Among the Catholic priesthood, on the other hand, where the vow of celibacy is faithfully observed, a character of a different type is formed, which with very grave and deadly faults combines some of the noblest excellences to which humanity can attain. Separated from most of the ties and affections of earth, viewing life chiefly through the distorted medium of the casuist or the confessional, and deprived of those relationships which more than any others soften and expand the character, the Catholic priests have been but too often conspicuous for their fierce and sanguinary fanaticism, and for their indifference to all interests except those of their Church; while the narrow range of their sympathies, and the intellectual servitude they have accepted, render them peculiarly unfitted for the office of educating the young, which they so persistently claim, and which, to the great misfortune of the world, they were long permitted to monopolise. But, on the other hand, no other body of men have ever exhibited a more single-minded and unworldly zeal, refracted by no personal interests, sacrificing to duty the dearest of earthly objects, and confronting with undaunted heroism every form of hardship, of suffering, and of death.
That the middle ages, even in their darkest periods, produced many good and great men of the latter type it would be unjust and absurd to deny. It can hardly, however, be questioned that the extreme frequency of illicit connections among the clergy tended during many centuries most actively to lower the moral tone of the laity, and to counteract the great services in the cause of purity which Christian teaching [pg 336] had undoubtedly effected. The priestly connections were rarely so fully recognised as to enable the mistress to fill a position like that which is now occupied by the wife of a clergyman, and the spectacle of the chief teachers and exemplars of morals living habitually in an intercourse which was acknowledged to be ambiguous or wrong, must have acted most injuriously upon every class of the community. Asceticism, proclaiming war upon human nature, produced a revulsion towards its extreme opposite, and even when it was observed it was frequently detrimental to purity of mind. The habit of continually looking upon marriage in its coarsest light, and of regarding the propagation of the species as its one legitimate end, exercised a peculiarly perverting influence upon the imagination. The exuberant piety of wives who desired to live apart from their husbands often drove the latter into serious irregularities.[731] The notion of sin was introduced into the dearest of relationships,[732] and the whole subject was distorted and degraded. It is one of the great benefits of Protestantism that it did much to banish these modes of thought and feeling from the world, and to restore marriage to its simplicity and its dignity. We have a gratifying illustration [pg 337] of the extent to which an old superstition has declined, in the fact that when Goldsmith, in his great romance, desired to depict the harmless eccentricities of his simple-minded and unworldly vicar, he represented him as maintaining that opinion concerning the sinfulness of the second marriage of a clergyman which was for many centuries universal in the Church.

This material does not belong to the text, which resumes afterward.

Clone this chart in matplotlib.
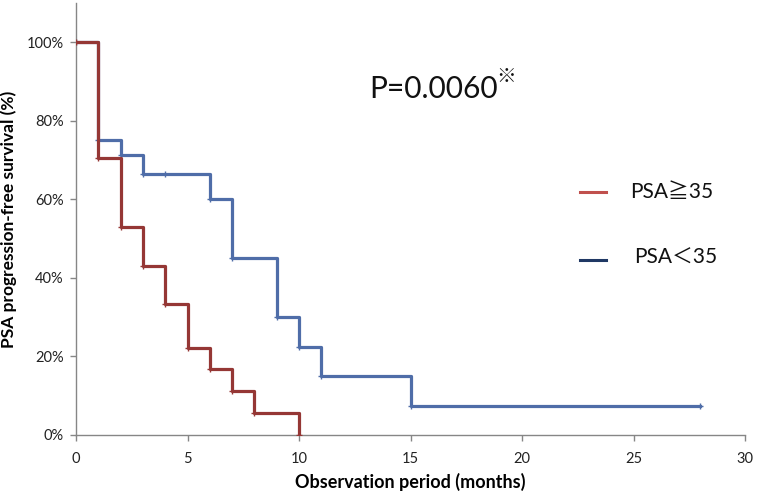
import matplotlib
matplotlib.use("Agg")
import matplotlib.pyplot as plt
from matplotlib.ticker import FuncFormatter

plt.rcParams['font.family'] = ['Lato', 'Noto Sans CJK JP', 'DejaVu Sans']

# Data
high_time = [0, 1, 2, 3, 4, 5, 6, 7, 8, 10]
high_surv = [100, 70.6, 52.9, 43.1, 33.3, 22.2, 16.7, 11.1, 5.6, 0]

low_time = [0, 1, 2, 3, 4, 6, 7, 9, 10, 11, 15, 28]
low_surv = [100, 75.0, 71.2, 66.5, 66.5, 60.0, 45.0, 30.0, 22.5, 15.0, 7.5, 7.5]

x_ticks = [0, 5, 10, 15, 20, 25, 30]
y_ticks = [0, 20, 40, 60, 80, 100]

label_high = "PSA≧35"
label_low = "PSA＜35"
p_text = "P=0.0060"

red = "#953735"
blue = "#4F6DA8"
red_leg = "#C0504D"
blue_leg = "#1F3864"
gray = "#868686"

fig = plt.figure(figsize=(7.57, 4.92), dpi=100)
ax = fig.add_axes([76/757, 57/492, (745-76)/757, (435-3)/492])

ax.step(low_time, low_surv, where='post', color=blue, lw=2.3, zorder=2)
ax.plot(low_time, low_surv, ls='none', marker='+', ms=4, mew=1, color=blue, zorder=2)
ax.step(high_time, high_surv, where='post', color=red, lw=2.3, zorder=3)
ax.plot(high_time, high_surv, ls='none', marker='+', ms=4, mew=1, color=red, zorder=3)

ax.set_xlim(0, 30)
ax.set_ylim(0, 110)
ax.set_xticks(x_ticks)
ax.set_yticks(y_ticks)
ax.yaxis.set_major_formatter(FuncFormatter(lambda v, p: f"{int(v)}%"))

for s in ['top', 'right']:
    ax.spines[s].set_visible(False)
for s in ['left', 'bottom']:
    ax.spines[s].set_color(gray)
    ax.spines[s].set_linewidth(1)
ax.tick_params(direction='out', length=4, width=1, color=gray, labelsize=10.5, labelcolor='#222222')
ax.tick_params(axis='x', pad=8)
ax.tick_params(axis='y', pad=5)

ax.set_xlabel("Observation period (months)", fontsize=13, fontweight='bold', labelpad=5)
ax.set_ylabel("PSA progression-free survival (%)", fontsize=12.5, fontweight='bold', labelpad=7)

# P value annotation
ax.text(0.438, 0.80, p_text, transform=ax.transAxes, fontsize=21.5, color='#111111',
        ha='left', va='center')
ax.text(0.628, 0.83, "※", transform=ax.transAxes, fontsize=14, color='#111111',
        ha='left', va='center', family=['Noto Sans CJK JP', 'DejaVu Sans'])

# Manual legend
ax.plot([0.753, 0.792], [0.562, 0.562], transform=ax.transAxes, color=red_leg, lw=2.2, clip_on=False)
ax.plot([0.753, 0.792], [0.405, 0.405], transform=ax.transAxes, color=blue_leg, lw=2.2, clip_on=False)
ax.text(0.828, 0.562, label_high, transform=ax.transAxes, fontsize=15, color='#111111',
        ha='left', va='center')
ax.text(0.834, 0.41, label_low, transform=ax.transAxes, fontsize=15, color='#111111',
        ha='left', va='center')

fig.savefig("out.png", dpi=100)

Another injurious consequence, resulting, in a great measure, from asceticism, was a tendency to depreciate extremely the character and the position of women. In this tendency we may detect in part the influence of the earlier Jewish writings, in which an impartial observer may find evident traces of the common Oriental depreciation of women. The custom of purchase-money to the father of the bride was admitted. Polygamy was authorised,[733] and practised by the wisest man on an enormous scale. A woman was regarded as the origin of human ills. A period of purification was appointed after the birth of every child; but, by a very significant provision, it was twice as long in the case of a female as of a male child.[734] “The badness of men,” a Jewish writer emphatically declared, “is better than the goodness of women.”[735] The types of female excellence exhibited in the early period of Jewish history are in general of a low order, and certainly far inferior to those of Roman history or Greek poetry; and the warmest eulogy of a woman in the Old Testament is probably that which was bestowed upon her who, with circumstances of the most aggravated treachery, had murdered the sleeping fugitive who had taken refuge under her roof.

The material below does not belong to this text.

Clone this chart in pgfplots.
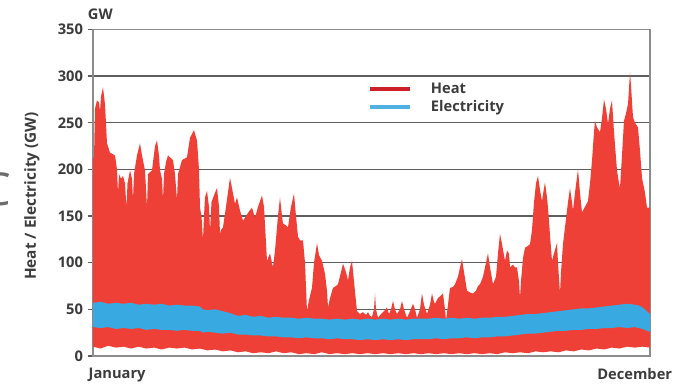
\documentclass[border=0pt]{standalone}
\usepackage{pgfplots}
\pgfplotsset{compat=1.18}
\usepackage{pgfplotstable}
\usepgfplotslibrary{fillbetween}
\usepackage{fontspec}
\setmainfont{Open Sans}
\definecolor{heat}{RGB}{238,64,54}
\definecolor{heatdark}{RGB}{205,32,40}
\definecolor{elec}{RGB}{57,170,225}
\definecolor{elecleg}{RGB}{80,178,226}
\definecolor{txt}{RGB}{60,60,60}
\definecolor{gridc}{RGB}{95,95,95}
\definecolor{axc}{RGB}{140,140,140}

\pgfplotstableread{
day val
0 212
0.66 213
1.31 265
2.62 274
3.93 272
4.59 262
5.24 278
6.55 288
7.86 270
9.17 228
11.14 218
14.42 215
15.73 200
16.38 174
17.04 195
18.35 190
19.66 193
20.97 185
21.95 159
22.61 185
24.25 199
25.56 190
26.21 167
26.87 195
28.83 215
30.80 228
32.11 215
34.08 199
35.39 159
36.04 195
38.66 199
40.63 225
41.94 231
43.25 215
43.91 199
45.22 190
45.87 167
46.53 195
47.84 208
49.15 215
51.11 212
52.42 210
53.73 195
55.05 167
55.70 195
58.32 210
61.60 213
63.56 234
66.19 242
68.15 231
69.46 200
70.12 159
71.10 150
72.08 124
72.74 150
73.39 170
74.70 177
76.01 160
76.67 134
77.65 165
79.95 175
81.26 180
82.57 160
83.22 131
83.88 135
85.19 138
87.15 160
89.78 191
91.09 180
93.05 163
94.36 170
96.33 156
98.30 145
100.26 150
102.23 155
104.19 159
106.16 148
108.12 160
110.75 172
112.06 160
114.02 102
115.99 110
117.95 95
119.26 113
121.23 150
122.54 170
123.85 150
124.51 142
126.47 140
127.78 138
129.75 160
131.72 174
133.03 150
134.34 128
135.65 124
137.61 124
138.92 100
140.23 48
141.55 60
143.51 73
144.82 100
146.79 121
148.10 108
150.06 102
152.03 88
153.34 70
154.00 52
155.31 62
157.28 73
159.24 75
160.55 77
162.52 90
163.83 99
165.79 90
167.10 81
168.41 95
169.72 102
171.03 80
173.00 48
174.97 45
176.93 47
178.90 44
180.21 47
181.52 43
182.83 42
184.14 50
184.80 67
185.45 50
186.76 41
188.73 45
190.69 48
192.66 52
193.97 45
195.28 50
196.59 59
197.90 50
199.21 45
201.18 50
202.49 59
203.80 50
205.76 41
207.73 48
209.70 56
211.01 50
212.32 41
214.28 50
215.59 67
216.90 55
218.87 45
220.84 55
222.15 67
223.46 58
224.11 56
226.08 62
228.04 65
229.36 67
230.67 50
231.32 38
232.63 55
233.94 73
235.91 74
237.22 77
239.18 85
240.50 95
241.81 104
243.12 90
245.08 70
247.05 68
249.01 67
250.98 70
252.29 75
253.60 77
255.57 85
257.53 100
258.84 110
260.16 95
262.12 77
264.09 85
265.40 110
266.71 131
268.02 120
269.98 102
271.29 113
272.60 110
273.26 95
275.23 98
276.54 95
277.85 95
279.16 80
279.81 62
280.47 80
281.78 105
283.09 116
285.06 118
286.37 120
287.68 135
288.99 165
290.30 185
291.61 193
292.92 178
294.23 166
295.54 180
296.20 186
297.51 170
298.16 159
299.47 130
300.78 102
302.09 110
304.06 121
304.71 100
306.02 67
306.68 90
307.99 120
309.30 138
311.27 165
312.58 180
313.89 165
314.54 156
315.85 175
317.82 200
319.13 175
320.44 154
321.75 158
324.37 166
325.68 185
326.99 209
328.30 240
328.96 252
330.27 245
332.24 240
333.55 255
334.86 275
336.17 265
337.48 249
338.79 265
340.10 274
341.41 240
343.38 199
344.69 185
345.34 180
346.65 215
347.96 252
349.27 260
350.59 270
351.90 304
352.55 290
353.86 256
355.17 250
357.14 245
358.45 220
359.76 191
361.73 175
363.04 159
365.0 159
}\heatup

\pgfplotstableread{
day val
0 10
5 8
10 11
15 9
20 10
25 8
30 10
35 8
40 9
45 7
50 9
55 8
60 9
65 7
70 8
75 6
80 7
85 5
90 6
95 4
100 5
105 3
110 4
115 3
120 5
125 3
130 4
135 2
140 3
145 2
150 4
155 2
160 3
165 2
170 3
175 2
180 3
185 2
190 3
195 2
200 3
205 2
210 3
215 2
220 3
225 2
230 3
235 2
240 3
245 2
250 3
255 2
260 3
265 2
270 4
275 3
280 4
285 3
290 5
295 4
300 5
305 4
310 6
315 5
320 7
325 6
330 8
335 7
340 9
345 8
350 10
355 9
360 10
365 9
}\heatlow

\pgfplotstableread{
day val
0 57
5 58
10 56
15 57
20 56
25 57
30 55
35 56
40 55
45 56
50 54
55 55
60 54
65 54
70 53
72 50
75 49
80 50
85 48
90 46
93 44
95 43
100 44
105 42
110 43
115 41
120 42
125 41
130 41
135 40
140 41
145 40
150 40
155 39
160 40
165 39
170 40
175 39
180 40
185 39
190 40
195 39
200 40
205 39
210 40
215 40
220 40
225 41
230 40
235 41
240 40
245 41
250 40
255 41
260 41
265 42
270 42
275 43
280 44
285 45
290 45
295 46
300 47
305 48
310 49
315 50
320 51
325 51
330 52
335 53
340 54
345 55
350 56
355 55
358 54
361 51
363 48
365 45
}\elecup

\pgfplotstableread{
day val
0 31
5 30
10 31
15 29
20 30
25 29
30 30
35 28
40 29
45 28
50 28
55 27
60 28
65 27
70 27
72 25
75 26
80 25
85 24
90 25
95 23
100 23
105 22
110 22
115 21
120 21
125 20
130 20
135 19
140 20
145 19
150 19
155 18
160 19
165 18
170 18
175 17
180 18
185 17
190 18
195 17
200 18
205 17
210 18
215 18
220 18
225 19
230 18
235 19
240 19
245 20
250 19
255 20
260 20
265 21
270 21
275 22
280 23
285 24
290 24
295 25
300 26
305 27
310 27
315 28
320 28
325 29
330 29
335 30
340 30
345 31
350 30
355 31
360 29
363 27
365 26
}\eleclow

\begin{document}
\begin{tikzpicture}
\begin{axis}[
  at={(0,0)}, anchor=south west, scale only axis,
  width=417.75pt, height=244.9pt,
  xmin=0, xmax=365, ymin=0, ymax=350,
  ytick={0,50,...,350},
  xtick={15.8,355}, xticklabels={January,December},
  major x tick style={draw=none},
  ytick pos=left, xtick pos=bottom,
  ymajorgrids,
  grid style={gridc, line width=1.1pt},
  axis line style={axc, line width=1.1pt},
  major y tick style={gridc, line width=1.1pt},
  tick align=outside, major tick length=4pt,
  ticklabel style={font=\bfseries\fontsize{11}{13}\selectfont, text=txt},
  xticklabel style={yshift=-1.5pt},
  /pgf/number format/assume math mode=true,
  legend style={draw=none, fill=none, at={(rel axis cs:0.4937,0.79)}, anchor=west,
    inner sep=0pt, font=\bfseries\fontsize{11}{13}\selectfont, text=txt,
    row sep=0pt, /tikz/every odd column/.append style={column sep=12pt}},
  legend cell align=left,
  legend image code/.code={\draw[#1] (0pt,0pt) -- (30pt,0pt);},
]
\addplot[name path=hu, draw=none, forget plot] table[x=day,y=val]{\heatup};
\addplot[name path=hl, draw=none, forget plot] table[x=day,y=val]{\heatlow};
\addplot[fill=heat, draw=none, forget plot] fill between[of=hu and hl];
\addplot[name path=eu, draw=none, forget plot] table[x=day,y=val]{\elecup};
\addplot[name path=el, draw=none, forget plot] table[x=day,y=val]{\eleclow};
\addplot[fill=elec, draw=none, forget plot] fill between[of=eu and el];
\addlegendimage{line width=3pt, heatdark}
\addlegendentry{Heat}
\addlegendimage{line width=3pt, elecleg}
\addlegendentry{Electricity}
\end{axis}
\node[anchor=base west, inner sep=0pt, font=\bfseries\fontsize{11}{13}\selectfont, text=txt] at (-4pt,252pt) {GW};
\node[rotate=90, inner sep=0pt, font=\bfseries\fontsize{11.5}{13}\selectfont, text=txt] at (-45.75pt,120pt) {Heat / Electricity (GW)};
\node[overlay, text=gray!85!black, font=\fontsize{34}{34}\selectfont, anchor=east, inner sep=0pt] at (-61pt,125pt) {C};
\path (-69.75pt,-20.25pt) rectangle (450.75pt,267pt);
\end{tikzpicture}
\end{document}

The combined influence of the Jewish writings, and of that ascetic feeling which treated women as the chief source of temptation to man, was shown in those fierce invectives, which form so conspicuous and so grotesque a portion of the writings of the Fathers, and which contrast so curiously with the adulation bestowed upon particular members of the sex. Woman was represented as the door of hell, as the mother of all human ills. She should be ashamed at the very thought that she is a woman. She should live in continual penance, on account of the curses she has brought upon the world. She should be ashamed of her dress, for it is the memorial of her fall. She should be especially ashamed of her beauty, for it is the most potent instrument of the dæmon. Physical beauty was indeed perpetually the theme of ecclesiastical denunciations, though one singular exception seems to have been made; for it has been observed that in the middle ages the personal beauty of bishops was continually noticed upon their tombs.[736] Women were even forbidden by a provincial Council, in the sixth century, on account of their impurity, to receive the Eucharist into their naked hands.[737] Their essentially subordinate position was continually maintained.

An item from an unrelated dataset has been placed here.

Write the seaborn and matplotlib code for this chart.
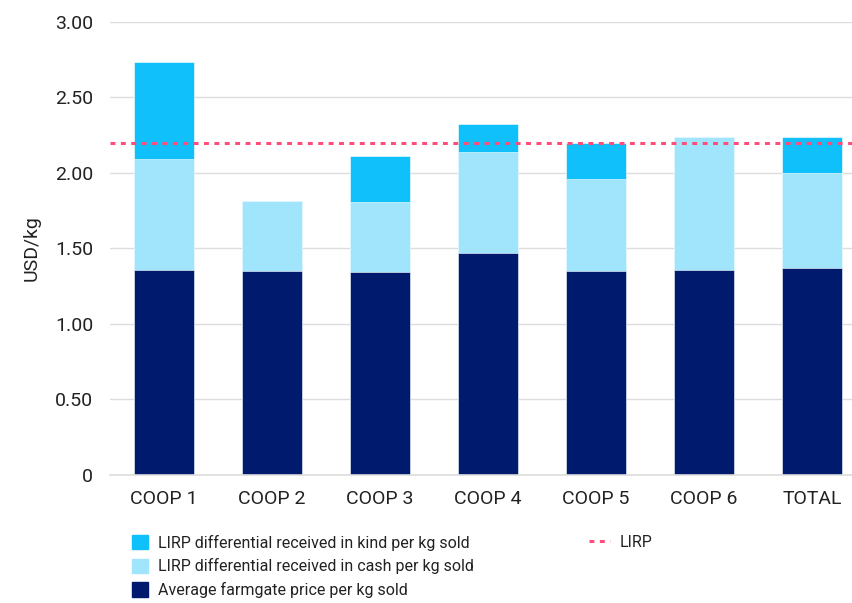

It is probable that this teaching had its part in determining the principles of legislation concerning the sex. The Pagan laws during the Empire had been continually repealing the old disabilities of women, and the legislative movement in their favour continued with unabated force from Constantine to Justinian, and appeared also in some of the early laws of the barbarians.[738] But in the whole feudal legislation [pg 339] women were placed in a much lower legal position than in the Pagan Empire.[739] In addition to the personal restrictions which grew necessarily out of the Catholic doctrines concerning divorce, and concerning the subordination of the weaker sex, we find numerous and stringent enactments, which rendered it impossible for women to succeed to any considerable amount of property, and which almost reduced them to the alternative of marriage or a nunnery.[740] The complete inferiority of the sex was continually maintained by the law; and that generous public opinion which in Rome had frequently revolted against the injustice done to girls, in depriving them of the greater part of the inheritance of their fathers, totally disappeared. Wherever the canon law has been the basis of legislation, we find laws of succession sacrificing the interests of daughters and of wives,[741] and a state of public opinion which has been formed and regulated by these laws; nor was any serious attempt made to abolish them till the [pg 340] close of the last century. The French revolutionists, though rejecting the proposal of Siéyès and Condorcet to accord political emancipation to women, established at least an equal succession of sons and daughters, and thus initiated a great reformation of both law and opinion, which sooner or later must traverse the world.